__Work to be completed__: Leaving out every picture, copy the lines of the data exactly, from the first through the line containing "(0,0) rectangle (814,530);".

__Entries with chart source code__:
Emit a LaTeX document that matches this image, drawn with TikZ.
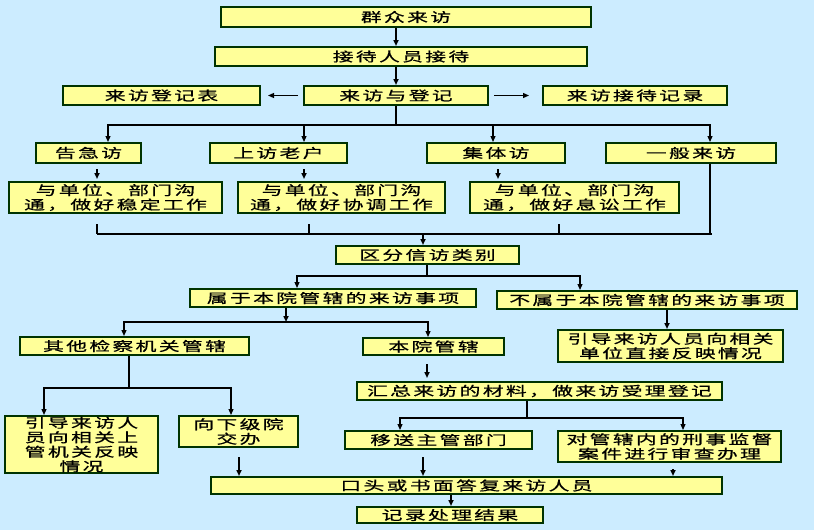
\documentclass[tikz,border=0pt]{standalone}
\usepackage{fontspec}
\setmainfont{Noto Sans CJK SC}[FakeStretch=1.6,LetterSpace=18,FakeBold=0.8]
\usepackage{tikz}
\usetikzlibrary{arrows.meta}
\usepackage{xcolor}
\definecolor{skyback}{HTML}{CCECFF}
\definecolor{boxfill}{HTML}{FFFF99}
\definecolor{boxedge}{HTML}{003300}
\tikzstyle{flowbox} = [draw=boxedge, fill=boxfill, line width=2pt, rectangle, inner sep=0pt, align=center, font=\fontsize{13}{14.5}\selectfont]
\tikzstyle{flowline} = [draw=black, line width=1.2pt]
\tikzstyle{flowarrow} = [flowline, -{Triangle[length=6pt,width=5pt]}]
\tikzstyle{stemline} = [draw=black, line width=2.2pt]
\tikzstyle{stemarrow} = [stemline, -{Triangle[length=6pt,width=5pt]}]

\begin{document}
\begin{tikzpicture}[x=1pt,y=-1pt]
\useasboundingbox[fill=skyback] (0,0) rectangle (814,530);

\node[flowbox, minimum width=370pt, minimum height=20pt] (visit) at (406,17) {群众来访};
\node[flowbox, minimum width=372pt, minimum height=19pt] (receive) at (401,56.5) {接待人员接待};
\node[flowbox, minimum width=197pt, minimum height=19pt] (regform) at (161.5,95.5) {来访登记表};
\node[flowbox, minimum width=184pt, minimum height=19pt] (register) at (396,95.5) {来访与登记};
\node[flowbox, minimum width=184pt, minimum height=19pt] (regrecord) at (635,95.5) {来访接待记录};

\node[flowbox, minimum width=105pt, minimum height=20pt] (urgent) at (88.5,153) {告急访};
\node[flowbox, minimum width=137pt, minimum height=20pt] (oldcase) at (278.5,153) {上访老户};
\node[flowbox, minimum width=138pt, minimum height=20pt] (group) at (496,153) {集体访};
\node[flowbox, minimum width=170pt, minimum height=20pt] (general) at (691,153) {一般来访};

\node[flowbox, minimum width=213pt, minimum height=31pt] (commA) at (115.5,197.5) {与单位、部门沟\\通，做好稳定工作};
\node[flowbox, minimum width=207pt, minimum height=31pt] (commB) at (341.5,197.5) {与单位、部门沟\\通，做好协调工作};
\node[flowbox, minimum width=209pt, minimum height=31pt] (commC) at (574.5,197.5) {与单位、部门沟\\通，做好息讼工作};

\node[flowbox, minimum width=183pt, minimum height=18pt] (classify) at (427.5,255) {区分信访类别};
\node[flowbox, minimum width=286pt, minimum height=18pt] (within) at (333,298) {属于本院管辖的来访事项};
\node[flowbox, minimum width=300pt, minimum height=18pt] (outside) at (647,300) {不属于本院管辖的来访事项};
\node[flowbox, minimum width=225pt, minimum height=32pt] (guideunit) at (670.5,346) {引导来访人员向相关\\单位直接反映情况};
\node[flowbox, minimum width=229pt, minimum height=18pt] (otherorg) at (134.5,346) {其他检察机关管辖};
\node[flowbox, minimum width=141pt, minimum height=17pt] (ourcourt) at (433.5,346.5) {本院管辖};
\node[flowbox, minimum width=365pt, minimum height=18pt] (summary) at (539.5,391) {汇总来访的材料，做来访受理登记};

\node[flowbox, minimum width=153pt, minimum height=57pt] (guideup) at (81.5,444.5) {引导来访人\\员向相关上\\管机关反映\\情况};
\node[flowbox, minimum width=119pt, minimum height=31pt] (lower) at (238.5,431.5) {向下级院\\交办};
\node[flowbox, minimum width=187pt, minimum height=18pt] (transfer) at (438.5,440) {移送主管部门};
\node[flowbox, minimum width=223pt, minimum height=31pt] (review) at (669.5,446.5) {对管辖内的刑事监督\\案件进行审查办理};
\node[flowbox, minimum width=511pt, minimum height=17pt] (reply) at (466.5,485.5) {口头或书面答复来访人员};
\node[flowbox, minimum width=186pt, minimum height=16pt] (result) at (450,515) {记录处理结果};

\coordinate (j1) at (396,125);
\coordinate (j2) at (423,234);
\coordinate (j3) at (427,276);
\coordinate (j4) at (286,322);
\coordinate (j6) at (129,388);
\coordinate (j7) at (527,418);
\coordinate (c1) at ([xshift=-18.5,yshift=-10]commA.south);
\coordinate (c2) at ([xshift=-32.5,yshift=-10]commB.south);
\coordinate (c3) at ([xshift=-15.5,yshift=-10]commC.south);
\coordinate (c4) at (712,234);

\draw[stemarrow] (visit.south -| j1) -- (receive.north -| j1);
\draw[stemarrow] (receive.south -| j1) -- (register.north);
\draw[flowarrow, shorten <=5pt, shorten >=7pt] (register.west) -- (regform.east);
\draw[flowarrow, shorten <=5pt, shorten >=13pt] (register.east) -- (regrecord.west);
\draw[stemline] (register.south) -- (j1);
\draw[flowarrow] (j1) -| ([xshift=19.5]urgent.north);
\draw[flowarrow] (j1) -| ([xshift=25.5]oldcase.north);
\draw[flowarrow] (j1) -| ([xshift=-3]group.north);
\draw[flowarrow] (j1) -| ([xshift=19]general.north);

\draw[stemarrow, shorten <=5pt, shorten >=2pt] ([xshift=8.5]urgent.south) -- ([xshift=-18.5]commA.north);
\draw[stemarrow, shorten <=5pt, shorten >=2pt] ([xshift=25.5]oldcase.south) -- ([xshift=-37.5]commB.north);
\draw[stemarrow, shorten <=5pt, shorten >=2pt] ([xshift=2]group.south) -- ([xshift=-76.5]commC.north);

\draw[stemline] (c1) -- (c1 |- j2);
\draw[stemline] (c2) -- (c2 |- j2);
\draw[stemline] (c3) -- (c3 |- j2);
\draw[stemline] ([xshift=19]general.south) -- ([xshift=19]general.south |- j2);
\draw[flowline] (c1 |- j2) -- (c4);
\draw[stemarrow] (j2) -- (classify.north -| j2);

\draw[stemline] (classify.south -| j3) -- (j3);
\draw[flowarrow] (j3) -| ([xshift=-36]within.north);
\draw[flowarrow] (j3) -| ([xshift=-67]outside.north);

\draw[stemarrow] (within.south -| j4) -- (j4);
\draw[flowarrow] (j4) -| ([xshift=-10.5]otherorg.north);
\draw[flowarrow] (j4) -| ([xshift=-5.5]ourcourt.north);
\draw[stemarrow] ([xshift=20]outside.south) -- ([xshift=-3.5]guideunit.north);

\draw[stemline] (otherorg.south -| j6) -- (j6);
\draw[flowarrow] (j6) -| ([xshift=-37.5]guideup.north);
\draw[flowarrow] (j6) -| ([xshift=-7.5]lower.north);
\draw[stemarrow, shorten <=8pt, shorten >=3pt] ([xshift=-6.5]ourcourt.south) -- ([xshift=-112.5]summary.north);

\draw[stemline] (summary.south -| j7) -- (j7);
\draw[flowarrow] (j7) -| ([xshift=-38.5]transfer.north);
\draw[flowarrow] (j7) -| ([xshift=13.5]review.north);

\draw[stemarrow, shorten <=9pt] ([xshift=0.5]lower.south) -- ([xshift=-227.5]reply.north);
\draw[stemarrow, shorten <=7pt] ([xshift=-15.5]transfer.south) -- ([xshift=-43.5]reply.north);
\draw[stemarrow, shorten <=6pt] ([xshift=3.5]review.south) -- ([xshift=206.5]reply.north);
\draw[stemarrow] ([xshift=-15.5]reply.south) -- ([xshift=1]result.north);
\end{tikzpicture}
\end{document}
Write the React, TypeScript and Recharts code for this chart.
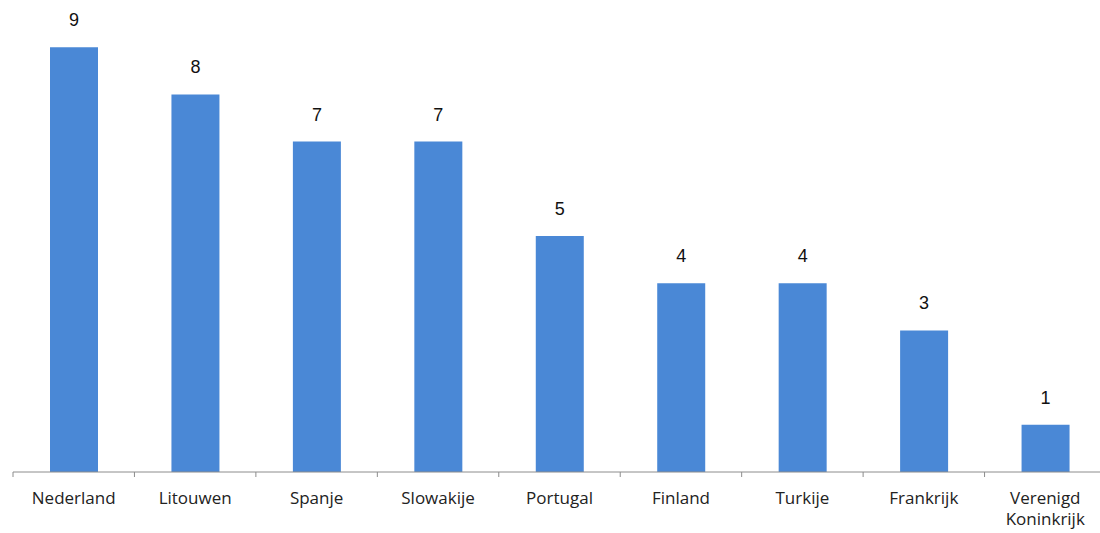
import React from 'react';
import { BarChart, Bar, XAxis, YAxis, LabelList } from 'recharts';

const countries = ['Nederland', 'Litouwen', 'Spanje', 'Slowakije', 'Portugal', 'Finland', 'Turkije', 'Frankrijk', 'Verenigd Koninkrijk'];
const counts = [9, 8, 7, 7, 5, 4, 4, 3, 1];

const data = countries.map((name, i) => ({ name, value: counts[i] }));

const CHART_W = 1110;
const MARGIN = { top: 0, right: 4, left: 13, bottom: 31 };
const BAND = (CHART_W - MARGIN.left - MARGIN.right) / countries.length;

// category label, wraps "Verenigd Koninkrijk" onto two lines,
// plus a small tick mark at the category boundary (Excel style)
const CountryTick = (props: any) => {
  const { x, y, payload, index } = props;
  const words: string[] = payload.value === 'Verenigd Koninkrijk' ? ['Verenigd', 'Koninkrijk'] : [payload.value];
  const axisY = y - 8;
  return (
    <g>
      <line x1={x - BAND / 2} x2={x - BAND / 2} y1={axisY} y2={axisY + 5} stroke="#8c8c8c" />
      {index === countries.length - 1 && (
        <line x1={x + BAND / 2} x2={x + BAND / 2} y1={axisY} y2={axisY + 5} stroke="#8c8c8c" />
      )}
      <text x={x} y={y + 24} textAnchor="middle" fill="#222" fontSize={17} fontFamily="'Open Sans', sans-serif">
        {words.map((w, i) => (
          <tspan key={w} x={x} dy={i === 0 ? 0 : 21}>{w}</tspan>
        ))}
      </text>
    </g>
  );
};

export default function App() {
  return (
    <div style={{ position: 'absolute', left: 0, top: 0, width: 1100, height: 533, background: '#fff', overflow: 'hidden' }}>
      <BarChart width={CHART_W} height={533} data={data} margin={MARGIN}>
        <XAxis
          dataKey="name"
          stroke="#8c8c8c"
          height={30}
          interval={0}
          tick={<CountryTick />}
          tickLine={false}
        />
        <YAxis hide domain={[0, 10]} />
        <Bar dataKey="value" fill="#4a88d6" barSize={48} isAnimationActive={false}>
          <LabelList dataKey="value" position="top" offset={21} fill="#111" fontSize={18} fontFamily="'Liberation Sans', Arial, sans-serif" />
        </Bar>
      </BarChart>
    </div>
  );
}
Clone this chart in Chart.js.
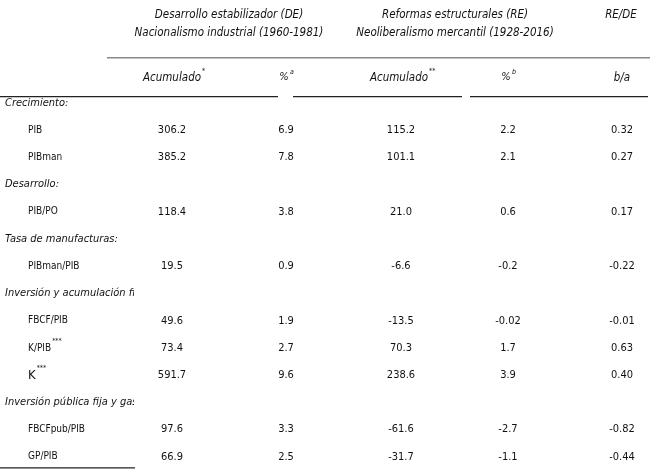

__Answer in full__:
Emit a LaTeX document that matches this image, drawn with TikZ.
\documentclass[tikz,border=0pt]{standalone}
\usepackage{fontspec}
\setmainfont{Noto Sans CJK SC}[FakeStretch=1.6,LetterSpace=18,FakeBold=0.8]
\usepackage{tikz}
\usetikzlibrary{arrows.meta}
\usepackage{xcolor}
\definecolor{skyback}{HTML}{CCECFF}
\definecolor{boxfill}{HTML}{FFFF99}
\definecolor{boxedge}{HTML}{003300}
\tikzstyle{flowbox} = [draw=boxedge, fill=boxfill, line width=2pt, rectangle, inner sep=0pt, align=center, font=\fontsize{13}{14.5}\selectfont]
\tikzstyle{flowline} = [draw=black, line width=1.2pt]
\tikzstyle{flowarrow} = [flowline, -{Triangle[length=6pt,width=5pt]}]
\tikzstyle{stemline} = [draw=black, line width=2.2pt]
\tikzstyle{stemarrow} = [stemline, -{Triangle[length=6pt,width=5pt]}]

\begin{document}
\begin{tikzpicture}[x=1pt,y=-1pt]
\useasboundingbox[fill=skyback] (0,0) rectangle (814,530);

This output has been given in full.